Elaine Hamilton, Service Manager at St Mary’s Kenmure, reflects here on different forms of recording achievements for young people:

“The young people were involved in doing Records of Achievement. We asked them to think about – on a monthly basis – what have you achieved this month, and then we asked the staff to do it for them as well. So, we put them together and, quarterly, we used to make PowerPoint presentations of all their achievements; there would be photographs of it, there would be music attached to it, there might be videos in it, there would be staff congratulating them on maybe getting something at school.”

A full account from Elaine of records of achievement is available here.

Different and hopeful approaches to timelines

Timelines are an established tool in services, which can be used for different audiences, to draw attention to the key events in a child’s life which have brought them to where are they are now.
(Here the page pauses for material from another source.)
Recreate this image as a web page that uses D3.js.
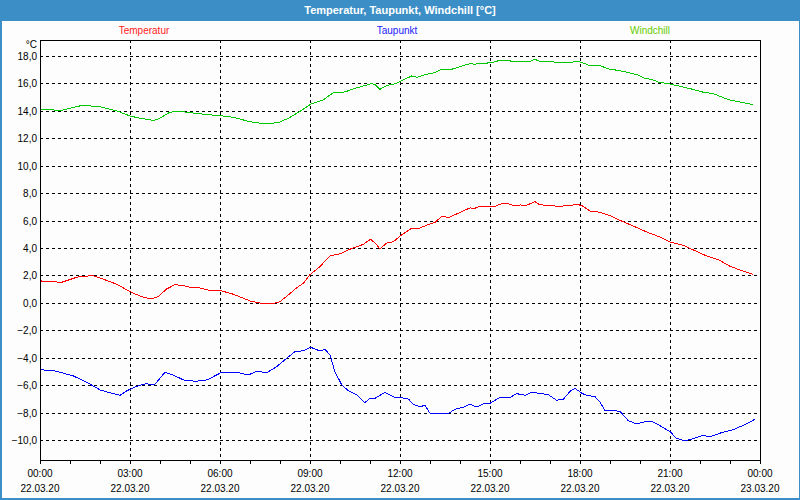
<!DOCTYPE html>
<html>
<head>
<meta charset="utf-8">
<script src="https://cdn.jsdelivr.net/npm/d3@7"></script>
<style>
html,body{margin:0;padding:0;background:#fff;}
svg{display:block;}
text{font-family:"Liberation Sans",Arial,sans-serif;}
</style>
</head>
<body>
<svg id="chart" width="800" height="500"></svg>
<script>
// ---- data ----
const title = "Temperatur, Taupunkt, Windchill [°C]";
const seriesNames = ["Temperatur", "Taupunkt", "Windchill"];
const seriesColors = ["#ff0000", "#0000ff", "#00c800"];
const legendTextColors = ["#ff1a1a", "#2020ff", "#66cc00"];
const yTicks = [-10, -8, -6, -4, -2, 0, 2, 4, 6, 8, 10, 12, 14, 16, 18];
const xMajorTicks = [0, 3, 6, 9, 12, 15, 18, 21, 24];
const xTimeLabels = ["00:00","03:00","06:00","09:00","12:00","15:00","18:00","21:00","00:00"];
const xDateLabels = ["22.03.20","22.03.20","22.03.20","22.03.20","22.03.20","22.03.20","22.03.20","22.03.20","23.03.20"];

const tempHours = [0,0.72,1.33,1.78,2.06,2.56,3.0,3.33,3.67,3.94,4.22,4.5,4.78,5.0,5.28,5.67,6.06,6.44,7.0,7.5,7.78,8.0,8.28,8.56,8.78,9.0,9.33,9.67,10.0,10.33,10.78,11.02,11.2,11.33,11.56,11.78,12.0,12.17,12.39,12.61,12.89,13.17,13.39,13.64,13.94,14.33,14.5,14.67,15.17,15.39,15.61,15.83,16.0,16.2,16.5,16.67,17.06,17.33,17.5,17.94,18.06,18.33,18.67,19.0,19.33,19.78,20.22,20.67,21.0,21.44,21.78,22.22,22.61,23.0,23.33,23.78];
const tempValues = [1.6,1.5,1.94,1.97,1.77,1.36,0.82,0.5,0.28,0.45,1.01,1.33,1.26,1.14,1.12,0.89,0.87,0.63,0.14,-0.08,-0.05,0.09,0.58,1.11,1.43,2.06,2.64,3.44,3.57,3.91,4.27,4.64,4.3,3.93,4.37,4.46,4.87,5.12,5.44,5.41,5.66,5.88,6.29,6.24,6.53,6.92,6.9,7.04,7.04,7.23,7.23,7.07,7.14,7.1,7.38,7.14,7.12,6.99,7.1,7.16,7.09,6.7,6.6,6.36,6.02,5.6,5.17,4.8,4.44,4.2,3.86,3.42,3.15,2.67,2.4,2.06];

const dewHours = [0,0.39,0.78,1.11,1.44,1.72,2.0,2.33,2.67,2.89,3.17,3.5,3.83,4.17,4.44,4.78,5.17,5.56,5.78,6.06,6.56,6.94,7.22,7.56,7.89,8.22,8.5,8.78,9.02,9.33,9.5,9.67,9.83,10.06,10.28,10.56,10.83,11.0,11.17,11.5,11.83,12.0,12.28,12.44,12.67,12.83,13.0,13.33,13.61,13.83,14.11,14.33,14.56,14.83,15.0,15.33,15.67,15.89,16.17,16.39,16.67,16.94,17.22,17.44,17.67,17.83,18.06,18.22,18.5,18.67,18.83,19.06,19.33,19.61,19.89,20.22,20.44,20.67,21.0,21.22,21.5,21.72,22.06,22.39,22.72,23.11,23.5,23.83];
const dewValues = [-4.89,-4.91,-5.13,-5.33,-5.67,-5.99,-6.35,-6.55,-6.74,-6.42,-6.13,-5.91,-5.93,-5.06,-5.26,-5.62,-5.72,-5.62,-5.38,-5.06,-5.06,-5.26,-4.99,-5.09,-4.65,-4.04,-3.56,-3.49,-3.24,-3.51,-3.4,-3.8,-5.02,-5.99,-6.4,-6.72,-7.28,-6.96,-6.96,-6.52,-6.91,-6.89,-7.01,-7.38,-7.6,-7.45,-8.05,-8.05,-8.07,-7.76,-7.61,-7.39,-7.6,-7.32,-7.32,-6.89,-6.89,-6.62,-6.74,-6.52,-6.6,-6.69,-7.1,-7.03,-6.45,-6.23,-6.59,-6.74,-6.84,-7.23,-7.86,-7.84,-7.91,-8.59,-8.83,-8.64,-8.69,-8.96,-9.39,-9.88,-10.07,-9.93,-9.7,-9.72,-9.46,-9.24,-8.88,-8.49];

const chillHours = [0,0.72,1.33,1.89,2.56,3.0,3.33,3.78,3.94,4.33,4.67,5.0,5.56,6.0,6.44,7.0,7.5,7.94,8.28,8.67,9.02,9.44,9.78,10.17,10.39,10.67,11.06,11.17,11.33,11.56,11.83,12.0,12.39,12.56,12.89,13.17,13.39,13.72,14.06,14.33,14.5,14.67,15.06,15.33,15.56,15.83,16.06,16.28,16.5,16.67,17.11,17.44,17.94,18.06,18.33,18.67,18.94,19.33,19.67,19.94,20.17,20.39,20.61,21.0,21.33,21.67,22.11,22.44,22.94,23.33,23.78];
const chillValues = [14.1,14.04,14.36,14.35,14.0,13.63,13.46,13.31,13.4,13.9,13.97,13.87,13.73,13.65,13.53,13.21,13.05,13.14,13.46,13.97,14.48,14.8,15.33,15.38,15.57,15.74,16.0,15.9,15.57,15.84,15.98,16.13,16.55,16.45,16.67,16.79,17.03,17.03,17.27,17.44,17.4,17.47,17.5,17.69,17.69,17.57,17.6,17.57,17.76,17.59,17.57,17.5,17.59,17.52,17.3,17.3,17.06,16.93,16.76,16.62,16.35,16.3,16.1,15.96,15.79,15.62,15.36,15.26,14.82,14.65,14.45];

// ---- layout ----
const W = 800, H = 500;
const plot = {left: 40, right: 760, top: 40, bottom: 460};
const svg = d3.select("#chart");

const x = d3.scaleLinear().domain([0, 24]).range([plot.left, plot.right]);
const y = d3.scaleLinear().domain([-10, 18]).range([440, 56]);

// background
svg.append("rect").attr("x",0).attr("y",0).attr("width",W).attr("height",H).attr("fill","#fcfdfc");
// window border + title bar
svg.append("rect").attr("x",0).attr("y",0).attr("width",W).attr("height",21).attr("fill","#3c8fc6");
svg.append("rect").attr("x",0.5).attr("y",0.5).attr("width",W-1).attr("height",H-1.5)
  .attr("fill","none").attr("stroke","#3c8fc6").attr("stroke-width",2).attr("shape-rendering","crispEdges");
svg.append("text").attr("x",W/2).attr("y",14).attr("text-anchor","middle")
  .attr("fill","#ffffff").attr("font-weight","bold").attr("font-size","11px").text(title);

// legend
const legendX = [144, 397, 650];
seriesNames.forEach((n,i)=>{
  svg.append("text").attr("x",legendX[i]).attr("y",34).attr("text-anchor","middle")
    .attr("font-size","10px").attr("fill",legendTextColors[i]).text(n);
});

// grid
const grid = svg.append("g").attr("stroke","#000").attr("stroke-width",1)
  .attr("stroke-dasharray","3,3").attr("shape-rendering","crispEdges");
yTicks.forEach(t=>{
  const yy = Math.round(y(t)) + 0.5;
  grid.append("line").attr("x1",plot.left).attr("x2",plot.right).attr("y1",yy).attr("y2",yy);
});
xMajorTicks.slice(1,-1).forEach(t=>{
  const xx = Math.round(x(t)) + 0.5;
  grid.append("line").attr("x1",xx).attr("x2",xx).attr("y1",plot.top).attr("y2",plot.bottom);
});

// y labels
yTicks.forEach(t=>{
  svg.append("text").attr("x",37).attr("y",Math.round(y(t))+4).attr("text-anchor","end")
    .attr("font-size","10px").attr("fill","#000").text(d3.format(".1f")(t).replace(".",","));
});
svg.append("text").attr("x",37).attr("y",48).attr("text-anchor","end")
  .attr("font-size","10px").attr("fill","#000").text("°C");

// x ticks
const ticks = svg.append("g").attr("stroke","#000").attr("shape-rendering","crispEdges");
d3.range(0,25).forEach(h=>{
  const xx = Math.round(x(h)) + 0.5;
  ticks.append("line").attr("x1",xx).attr("x2",xx).attr("y1",plot.bottom).attr("y2",plot.bottom+4);
});
xMajorTicks.forEach((h,i)=>{
  svg.append("text").attr("x",x(h)).attr("y",477).attr("text-anchor","middle")
    .attr("font-size","10px").attr("fill","#000").text(xTimeLabels[i]);
  svg.append("text").attr("x",x(h)).attr("y",492).attr("text-anchor","middle")
    .attr("font-size","10px").attr("fill","#000").text(xDateLabels[i]);
});

// series lines
const line = d3.line().x(d=>x(d[0])).y(d=>y(d[1]));
const series = [
  d3.zip(tempHours, tempValues),
  d3.zip(dewHours, dewValues),
  d3.zip(chillHours, chillValues)
];
series.forEach((s,i)=>{
  svg.append("path").datum(s).attr("d",line).attr("fill","none")
    .attr("stroke",seriesColors[i]).attr("stroke-width",1).attr("shape-rendering","crispEdges");
});

// frame
svg.append("rect").attr("x",plot.left+0.5).attr("y",plot.top+0.5)
  .attr("width",plot.right-plot.left).attr("height",plot.bottom-plot.top)
  .attr("fill","none").attr("stroke","#000").attr("stroke-width",1).attr("shape-rendering","crispEdges");
</script>
</body>
</html>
Talking Hope partners described work with young people to co-produce visual records of a young person’s life in ways that supported the young person to understand their life better, and which could be shared with others to help them understand the young person better too.

River of Life

“But once you’ve done it [River of Life], it’s looking at the overall picture. I would definitely say it’s a much easier way to look at the lifetime between being born and the age I am the now, and looking at actually how many positive things there are. And as well, even though there’s so many positives, there are the wee bit negative things there as well, but it’s good to see, like, that things do get better.”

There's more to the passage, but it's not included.